** start **

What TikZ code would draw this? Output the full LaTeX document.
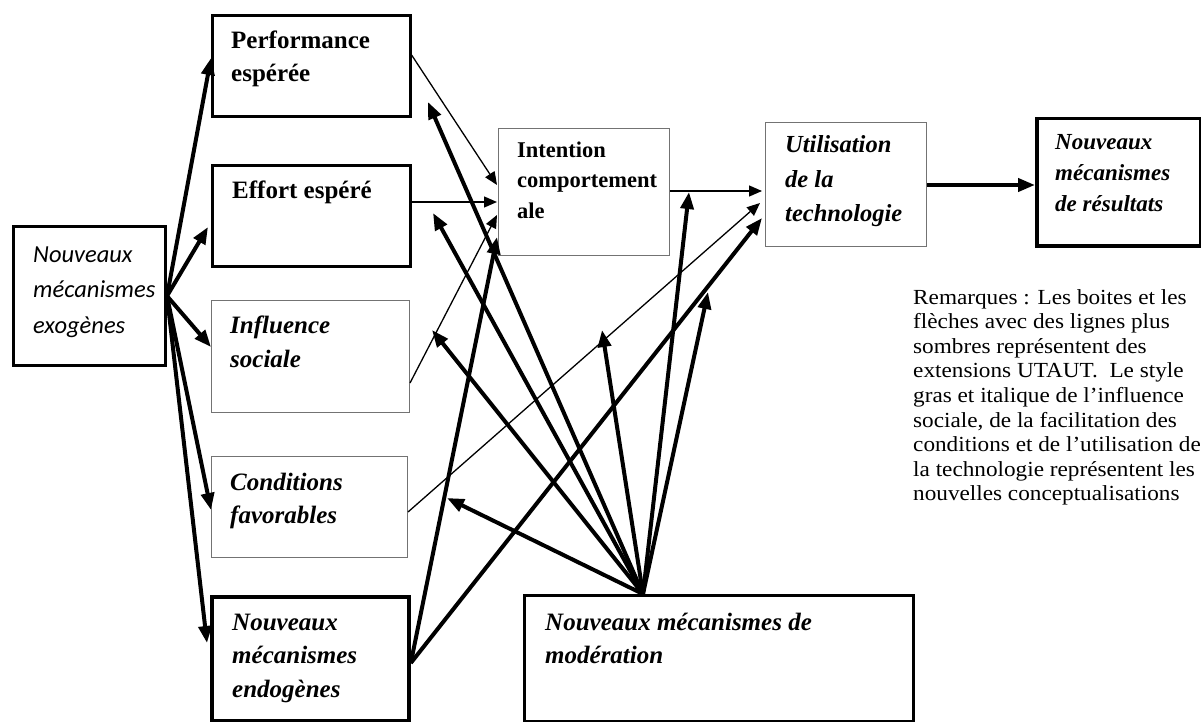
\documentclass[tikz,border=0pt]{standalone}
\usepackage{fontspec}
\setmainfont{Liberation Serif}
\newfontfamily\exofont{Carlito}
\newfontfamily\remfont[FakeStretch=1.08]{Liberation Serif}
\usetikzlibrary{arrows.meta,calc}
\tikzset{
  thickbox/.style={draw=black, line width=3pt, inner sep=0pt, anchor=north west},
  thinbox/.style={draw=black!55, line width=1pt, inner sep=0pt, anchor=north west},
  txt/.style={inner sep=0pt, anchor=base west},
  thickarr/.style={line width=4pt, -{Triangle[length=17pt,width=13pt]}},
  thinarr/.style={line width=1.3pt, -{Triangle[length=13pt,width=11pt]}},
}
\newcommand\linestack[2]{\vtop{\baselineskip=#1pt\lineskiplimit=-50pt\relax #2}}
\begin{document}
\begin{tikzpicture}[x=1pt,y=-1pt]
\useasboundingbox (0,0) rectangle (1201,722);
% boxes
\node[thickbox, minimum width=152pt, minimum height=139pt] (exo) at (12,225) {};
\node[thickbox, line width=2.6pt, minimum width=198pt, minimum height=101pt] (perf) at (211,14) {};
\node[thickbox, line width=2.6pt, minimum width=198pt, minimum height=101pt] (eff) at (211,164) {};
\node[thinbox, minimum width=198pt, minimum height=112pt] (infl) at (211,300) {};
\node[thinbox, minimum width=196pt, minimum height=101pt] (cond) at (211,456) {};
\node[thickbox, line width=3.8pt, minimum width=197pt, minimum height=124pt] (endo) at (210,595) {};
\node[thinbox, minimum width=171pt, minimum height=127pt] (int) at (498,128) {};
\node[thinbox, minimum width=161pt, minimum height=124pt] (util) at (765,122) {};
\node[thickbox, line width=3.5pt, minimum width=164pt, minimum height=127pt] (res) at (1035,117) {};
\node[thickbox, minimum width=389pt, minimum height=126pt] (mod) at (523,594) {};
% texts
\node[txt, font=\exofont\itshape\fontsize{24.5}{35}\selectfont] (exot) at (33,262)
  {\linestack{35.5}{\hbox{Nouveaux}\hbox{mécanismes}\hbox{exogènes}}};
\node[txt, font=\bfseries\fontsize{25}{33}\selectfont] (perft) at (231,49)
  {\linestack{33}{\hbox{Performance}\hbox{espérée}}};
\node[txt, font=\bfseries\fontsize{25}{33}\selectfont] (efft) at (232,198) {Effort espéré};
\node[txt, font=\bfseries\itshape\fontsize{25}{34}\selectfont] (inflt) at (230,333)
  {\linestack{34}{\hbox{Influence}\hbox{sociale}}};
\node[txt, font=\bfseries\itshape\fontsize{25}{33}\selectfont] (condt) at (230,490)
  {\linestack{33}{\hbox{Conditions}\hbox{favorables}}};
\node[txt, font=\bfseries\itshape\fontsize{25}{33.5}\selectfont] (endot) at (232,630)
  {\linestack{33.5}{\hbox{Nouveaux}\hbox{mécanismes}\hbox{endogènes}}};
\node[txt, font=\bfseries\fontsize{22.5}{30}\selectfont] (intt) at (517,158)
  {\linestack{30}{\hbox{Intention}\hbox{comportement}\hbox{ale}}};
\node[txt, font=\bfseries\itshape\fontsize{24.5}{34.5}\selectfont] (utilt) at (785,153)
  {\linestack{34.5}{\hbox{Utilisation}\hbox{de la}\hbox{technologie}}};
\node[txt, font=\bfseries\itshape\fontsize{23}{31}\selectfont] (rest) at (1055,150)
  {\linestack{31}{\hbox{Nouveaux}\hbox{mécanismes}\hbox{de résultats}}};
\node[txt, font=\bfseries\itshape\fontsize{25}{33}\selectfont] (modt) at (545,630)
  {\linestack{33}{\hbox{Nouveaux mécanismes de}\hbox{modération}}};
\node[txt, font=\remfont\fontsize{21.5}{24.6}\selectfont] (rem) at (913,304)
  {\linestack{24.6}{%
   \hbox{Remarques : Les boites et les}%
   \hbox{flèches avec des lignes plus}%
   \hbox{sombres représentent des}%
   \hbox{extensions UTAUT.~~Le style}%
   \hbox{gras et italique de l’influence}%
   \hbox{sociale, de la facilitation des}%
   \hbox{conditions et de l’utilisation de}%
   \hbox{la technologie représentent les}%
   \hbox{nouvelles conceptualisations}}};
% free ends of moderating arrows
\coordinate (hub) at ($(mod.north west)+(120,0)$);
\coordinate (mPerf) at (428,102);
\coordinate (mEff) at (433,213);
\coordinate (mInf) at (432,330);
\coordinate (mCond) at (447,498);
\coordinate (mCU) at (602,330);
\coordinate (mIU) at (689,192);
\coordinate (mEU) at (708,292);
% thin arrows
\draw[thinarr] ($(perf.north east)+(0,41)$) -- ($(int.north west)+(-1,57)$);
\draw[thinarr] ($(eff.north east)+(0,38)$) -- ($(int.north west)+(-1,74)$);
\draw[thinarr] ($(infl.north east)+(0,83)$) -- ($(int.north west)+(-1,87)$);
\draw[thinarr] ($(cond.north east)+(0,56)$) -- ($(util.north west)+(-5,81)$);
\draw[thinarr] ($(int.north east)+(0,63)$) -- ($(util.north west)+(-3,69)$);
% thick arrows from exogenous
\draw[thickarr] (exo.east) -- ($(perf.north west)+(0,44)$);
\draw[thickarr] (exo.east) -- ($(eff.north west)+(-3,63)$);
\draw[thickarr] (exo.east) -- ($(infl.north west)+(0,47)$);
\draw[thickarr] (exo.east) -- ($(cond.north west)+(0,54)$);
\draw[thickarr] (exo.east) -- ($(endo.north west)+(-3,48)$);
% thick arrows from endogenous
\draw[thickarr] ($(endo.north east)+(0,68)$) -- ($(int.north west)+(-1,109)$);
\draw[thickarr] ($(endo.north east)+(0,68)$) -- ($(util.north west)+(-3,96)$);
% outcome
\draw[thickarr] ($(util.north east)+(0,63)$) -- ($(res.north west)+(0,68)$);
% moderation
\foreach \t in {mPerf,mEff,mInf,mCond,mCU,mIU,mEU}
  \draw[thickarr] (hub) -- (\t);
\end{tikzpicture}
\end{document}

** end **
** start **

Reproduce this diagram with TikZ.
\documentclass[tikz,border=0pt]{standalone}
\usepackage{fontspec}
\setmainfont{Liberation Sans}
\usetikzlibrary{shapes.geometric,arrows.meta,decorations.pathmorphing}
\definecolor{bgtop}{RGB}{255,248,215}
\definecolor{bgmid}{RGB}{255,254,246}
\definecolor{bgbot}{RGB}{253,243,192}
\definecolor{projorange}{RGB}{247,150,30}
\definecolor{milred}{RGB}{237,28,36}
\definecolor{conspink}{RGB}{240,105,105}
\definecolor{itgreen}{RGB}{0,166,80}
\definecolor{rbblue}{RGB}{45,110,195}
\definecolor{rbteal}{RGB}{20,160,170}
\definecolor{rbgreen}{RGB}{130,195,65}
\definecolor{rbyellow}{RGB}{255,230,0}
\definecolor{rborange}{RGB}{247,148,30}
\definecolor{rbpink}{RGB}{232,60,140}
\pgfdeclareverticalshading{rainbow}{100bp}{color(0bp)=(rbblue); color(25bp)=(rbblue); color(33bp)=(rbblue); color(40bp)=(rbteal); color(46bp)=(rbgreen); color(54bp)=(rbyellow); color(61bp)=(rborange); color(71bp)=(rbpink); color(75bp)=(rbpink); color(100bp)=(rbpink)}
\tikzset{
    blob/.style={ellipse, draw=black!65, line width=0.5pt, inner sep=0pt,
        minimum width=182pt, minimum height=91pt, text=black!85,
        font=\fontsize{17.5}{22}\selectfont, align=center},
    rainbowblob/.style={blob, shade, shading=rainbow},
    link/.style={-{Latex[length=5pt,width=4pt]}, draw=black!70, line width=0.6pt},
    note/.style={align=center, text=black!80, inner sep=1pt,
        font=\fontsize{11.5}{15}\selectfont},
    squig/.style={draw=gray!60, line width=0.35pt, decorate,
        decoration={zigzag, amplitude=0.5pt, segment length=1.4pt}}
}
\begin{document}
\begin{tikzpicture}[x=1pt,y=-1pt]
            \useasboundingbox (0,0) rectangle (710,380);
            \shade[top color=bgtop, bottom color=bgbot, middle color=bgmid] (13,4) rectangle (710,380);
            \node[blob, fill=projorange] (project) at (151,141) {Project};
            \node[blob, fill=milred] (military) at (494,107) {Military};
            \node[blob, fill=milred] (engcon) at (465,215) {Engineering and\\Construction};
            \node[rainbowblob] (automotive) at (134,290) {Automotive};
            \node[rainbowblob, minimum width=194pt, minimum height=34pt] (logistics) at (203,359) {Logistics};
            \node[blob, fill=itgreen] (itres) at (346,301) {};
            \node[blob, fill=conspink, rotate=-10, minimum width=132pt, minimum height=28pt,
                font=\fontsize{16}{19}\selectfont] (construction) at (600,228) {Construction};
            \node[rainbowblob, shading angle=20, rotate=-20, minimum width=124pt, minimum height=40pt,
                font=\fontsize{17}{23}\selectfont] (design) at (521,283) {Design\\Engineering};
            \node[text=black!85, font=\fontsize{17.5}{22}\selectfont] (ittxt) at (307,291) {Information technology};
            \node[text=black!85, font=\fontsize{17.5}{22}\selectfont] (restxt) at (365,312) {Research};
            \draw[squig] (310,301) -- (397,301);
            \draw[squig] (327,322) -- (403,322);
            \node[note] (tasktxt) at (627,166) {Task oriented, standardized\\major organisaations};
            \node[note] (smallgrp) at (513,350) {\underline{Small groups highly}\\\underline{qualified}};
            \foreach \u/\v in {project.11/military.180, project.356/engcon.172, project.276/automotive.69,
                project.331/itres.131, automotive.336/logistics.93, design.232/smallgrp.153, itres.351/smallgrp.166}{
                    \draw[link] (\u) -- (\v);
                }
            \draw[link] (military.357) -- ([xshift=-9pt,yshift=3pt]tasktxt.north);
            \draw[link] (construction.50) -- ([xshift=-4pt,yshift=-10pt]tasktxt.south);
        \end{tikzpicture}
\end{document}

** end **

- **TASK OBJECTIVE**: Copy out every line of the data that includes "this".

- **WRITTEN SOLUTION**:
What TikZ code would draw this? Output the full LaTeX document.
Reproduce this diagram with TikZ.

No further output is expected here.